Beim Wallach gehört, neben den üblichen Handgriffen, die Pflege der Genitalien zu den Aufgaben. Du solltest diese intimen Stellen, sofern das Pferd dies zulässt, ab und zu abwaschen. Dadurch nämlich, dass der Wallach gewöhnlich deutlich weniger Erektionen hat, lösen sich Rückstände von Urin, Sperma, Hautresten und Schmutz unter der Vorhaut weniger regelmäßig auf natürliche Weise. Das kann dazu führen, dass Ablagerungen sich verdichten, verhärten und dabei den Abfluss von Urin behindern. Der Wallach sollte mindestens jährlich auf sogenannte Smegmasteine untersucht werden. Das lässt sich zum Beispiel mit dem Impf- oder Zahnkontroll-Termin verbinden.

Welcher Unterschied ist bei Hengst und Wallach im Charakter gegeben?

Da der Organismus des Kastraten kaum noch Testosteron produziert, werden die Tiere erheblich ruhiger und umgänglicher gegenüber Artgenossen und Menschen. Der hormonell gesteuerte Druck zu Territorialverhalten und Dominanzgehabe sinkt und die Sexualtriebe sind weitestgehend ausgeschaltet.
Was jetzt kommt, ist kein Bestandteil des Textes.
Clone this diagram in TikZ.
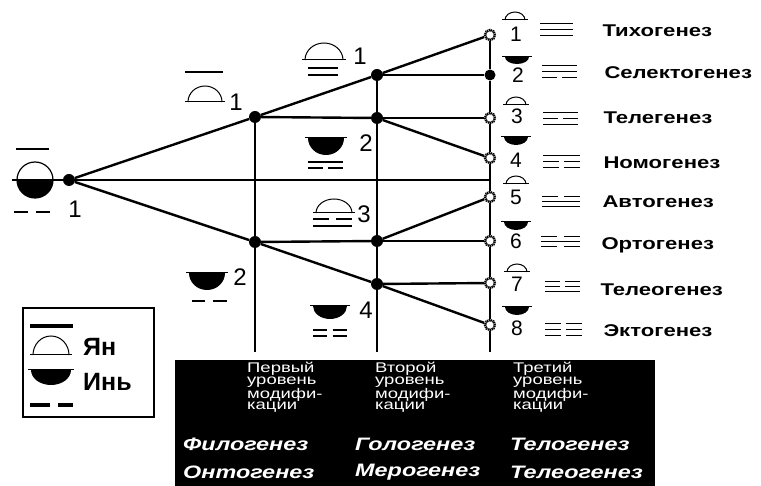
\documentclass[tikz,border=0pt]{standalone}
\usepackage{fontspec}
\usepackage{graphicx}
\setmainfont{Liberation Sans}
\newfontfamily\widefont[FakeStretch=1.3]{Liberation Sans}
\usetikzlibrary{positioning}

\newcommand{\yang}[4]{\draw[line width=1pt] (#1-#3,#2) arc[start angle=180,end angle=0,x radius=#3pt,y radius=#4pt];
\draw[line width=1pt] (#1-#3-3,#2) -- (#1+#3+3,#2);}
\newcommand{\yin}[4]{\fill (#1-#3,#2) arc[start angle=180,end angle=360,x radius=#3pt,y radius=#4pt] -- cycle;
\draw[line width=1pt] (#1-#3-3,#2) -- (#1+#3+3,#2);}
\newcommand{\yao}[4]{\ifnum#4=1 \draw (#1,#3) -- (#2,#3);\else
\draw (#1,#3) -- ({#1+0.42*(#2-#1)},#3) ({#2-0.42*(#2-#1)},#3) -- (#2,#3);\fi}
\newcommand{\wide}[1]{\scalebox{1.32}[1]{#1}}

\tikzset{
dot/.style={circle,fill,inner sep=0pt,minimum size=12pt},
gear/.style={circle,draw,fill=white,inner sep=0pt,minimum size=10pt,line width=2.4pt,dash pattern=on 1.2pt off 0.7pt},
branch/.style={line width=2.4pt},
grid/.style={line width=1.2pt},
num/.style={inner sep=0pt,font=\fontsize{24}{24}\selectfont},
lownum/.style={inner sep=0pt,font=\fontsize{21}{21}\selectfont},
genesis/.style={anchor=west,inner sep=0pt,font=\widefont\bfseries\fontsize{17}{17}\selectfont},
levelbox/.style={anchor=north west,inner sep=0pt,align=left,text=white,font=\fontsize{14}{11.5}\selectfont},
term/.style={anchor=west,inner sep=0pt,text=white,font=\widefont\bfseries\itshape\fontsize{18}{18}\selectfont},
legend/.style={anchor=west,inner sep=0pt,font=\bfseries\fontsize{25}{25}\selectfont},
}

\begin{document}
\begin{tikzpicture}[x=1pt,y=-1pt]
\useasboundingbox (0,0) rectangle (761,486);

\node[dot](r) at (69,180){};
\node[dot](a1) at (255,117){};
\node[dot](a2) at (255,242){};
\node[dot](b1) at (377,75){};
\node[dot](b2) at (377,118){};
\node[dot](b3) at (377,241){};
\node[dot](b4) at (377,284){};
\node[gear](c1) at (490,35){};
\node[dot,minimum size=11pt](c2) at (490,75){};
\node[gear](c3) at (490,118){};
\node[gear](c4) at (490,158){};
\node[gear](c5) at (490,197){};
\node[gear](c6) at (490,241){};
\node[gear](c7) at (490,283){};
\node[gear](c8) at (490,325){};
\coordinate (axl) at (12,180);
\coordinate (axr) at (490,180);
\coordinate (ae) at (255,352);
\coordinate (be) at (377,352);
\coordinate (ce) at (490,352);

\draw[grid] (axl) -- (axr);
\draw[grid] (a1) -- (a2) -- (ae);
\draw[grid] (b1) -- (b2) -- (b3) -- (b4) -- (be);
\draw[grid] (c1) -- (c2) -- (c3) -- (c4) -- (c5) -- (c6) -- (c7) -- (c8) -- (ce);

\draw[branch] (r) -- (a1);
\draw[branch] (r) -- (a2);
\draw[branch] (a1) -- (b1);
\draw[branch] (a1) -- (b2);
\draw[branch] (a2) -- (b3);
\draw[branch] (a2) -- (b4);
\draw[branch] (b1) -- (c1);
\draw[branch] (b1) -- (c2);
\draw[branch] (b2) -- (c3);
\draw[branch] (b2) -- (c4);
\draw[branch] (b3) -- (c5);
\draw[branch] (b3) -- (c6);
\draw[branch] (b4) -- (c7);
\draw[branch] (b4) -- (c8);

\draw[line width=1.2pt] (35,180) circle[radius=18pt];
\fill (17,180) arc[start angle=180,end angle=360,radius=18pt] -- cycle;
\draw[line width=2pt] (16,149) -- (49,149);
\draw[line width=2pt] (14,212) -- (28,212) (36,212) -- (50,212);
\node[num](n0) at (75,209){1};

\yang{205}{102}{17}{16}
\draw[line width=2pt] (185,72) -- (223,72);
\node[num](n11) at (236,102){1};
\yin{207}{273}{18}{17}
\draw[line width=2pt] (192,301) -- (205,301) (213,301) -- (227,301);
\node[num](n12) at (240,277){2};

\begin{scope}[line width=1.2pt]
\yang{324}{60}{19}{17}
\yao{308}{338}{68}{1}
\yao{308}{338}{75}{1}
\node[num](n21) at (360,56){1};
\yin{326}{138}{18}{17}
\yao{308}{343}{162}{1}
\yao{308}{343}{168}{0}
\node[num](n22) at (366,143){2};
\yang{334}{213}{18}{14}
\yao{313}{352}{219}{0}
\yao{313}{352}{226}{1}
\node[num](n23) at (364,214){3};
\yin{330}{306}{17}{13}
\yao{313}{347}{330}{0}
\yao{313}{347}{336}{0}
\node[num](n24) at (366,310){4};
\end{scope}

\begin{scope}[line width=1pt]
\yang{515}{20}{10}{8}
\node[lownum](m1) at (516,34){1};
\yao{540}{573}{24}{1}\yao{540}{573}{30}{1}\yao{540}{573}{36}{1}
\node[genesis](g1) at (602,31){Тихогенез};
\yin{517}{57}{12}{7}
\node[lownum](m2) at (518,75){2};
\yao{542}{577}{66}{1}\yao{542}{577}{72}{1}\yao{542}{577}{78}{0}
\node[genesis](g2) at (604,73){Селектогенез};
\yang{516}{105}{10}{8}
\node[lownum](m3) at (517,116){3};
\yao{543}{578}{113}{1}\yao{543}{578}{119}{0}\yao{543}{578}{125}{1}
\node[genesis](g3) at (603,118){Телегенез};
\yin{516}{137}{12}{8}
\node[lownum](m4) at (516,160){4};
\yao{543}{580}{156}{1}\yao{543}{580}{162}{0}\yao{543}{580}{168}{0}
\node[genesis](g4) at (603,163){Номогенез};
\yang{516}{184}{10}{8}
\node[lownum](m5) at (516,197){5};
\yao{542}{580}{197}{0}\yao{542}{580}{202}{1}\yao{542}{580}{207}{1}
\node[genesis](g5) at (602,202){Автогенез};
\yin{516}{222}{12}{8}
\node[lownum](m6) at (516,241){6};
\yao{541}{580}{237}{0}\yao{541}{580}{242}{1}\yao{541}{580}{247}{0}
\node[genesis](g6) at (601,245){Ортогенез};
\yang{517}{272}{10}{8}
\node[lownum](m7) at (517,284){7};
\yao{545}{580}{282}{0}\yao{545}{580}{287}{0}\yao{545}{580}{292}{1}
\node[genesis](g7) at (600,290){Телеогенез};
\yin{517}{307}{12}{8}
\node[lownum](m8) at (517,328){8};
\yao{545}{582}{324}{0}\yao{545}{582}{330}{0}\yao{545}{582}{336}{0}
\node[genesis](g8) at (603,331){Эктогенез};
\end{scope}

\draw[line width=1.2pt] (23,308) rectangle (154,417);
\draw[line width=4pt] (30,326) -- (73,326);
\begin{scope}[line width=1.2pt]
\yang{51}{355}{18}{19}
\yin{51}{370}{20}{15}
\end{scope}
\draw[line width=4pt] (30,405) -- (50,405) (58,405) -- (73,405);
\node[legend](yang) at (83,347){Ян};
\node[legend](yin) at (83,382){Инь};

\fill (175,360) rectangle (655,486);
\node[levelbox](l1) at (247,362){\wide{Первый}\\\wide{уровень}\\\wide{модифи-}\\\wide{кации}};
\node[levelbox](l2) at (375,362){\wide{Второй}\\\wide{уровень}\\\wide{модифи-}\\\wide{кации}};
\node[levelbox](l3) at (513,362){\wide{Третий}\\\wide{уровень}\\\wide{модифи-}\\\wide{кации}};
\node[term](f1) at (183,444){Филогенез};
\node[term,below=28pt of f1.west,anchor=west](f2){Онтогенез};
\node[term](f3) at (355,444){Гологенез};
\node[term,below=28pt of f3.west,anchor=west](f4){Мерогенез};
\node[term](f5) at (510,444){Телогенез};
\node[term,below=28pt of f5.west,anchor=west](f6){Телеогенез};
\end{tikzpicture}
\end{document}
Dadurch können Wallache mit Stuten und anderen Wallachen im Gruppenverband gehalten werden.

Im Gegensatz zum selbstbewussten, dominanten Hengst geben Wallache sich Menschen gegenüber meist gelassener, ausgeglichener und neigen nicht zu „Diskussionen“, wie man sie von Hengsten oder eigenwilligen Stuten kennt. Sie tendieren dazu, es ihrem Menschen „recht machen“ zu wollen. Diese generell höhere Kooperativität lässt so manchen Wallach für Menschen mit geringerer Pferdeerfahrung zu einem im Umgang angenehmeren Partner werden, auf den man sich verlassen kann.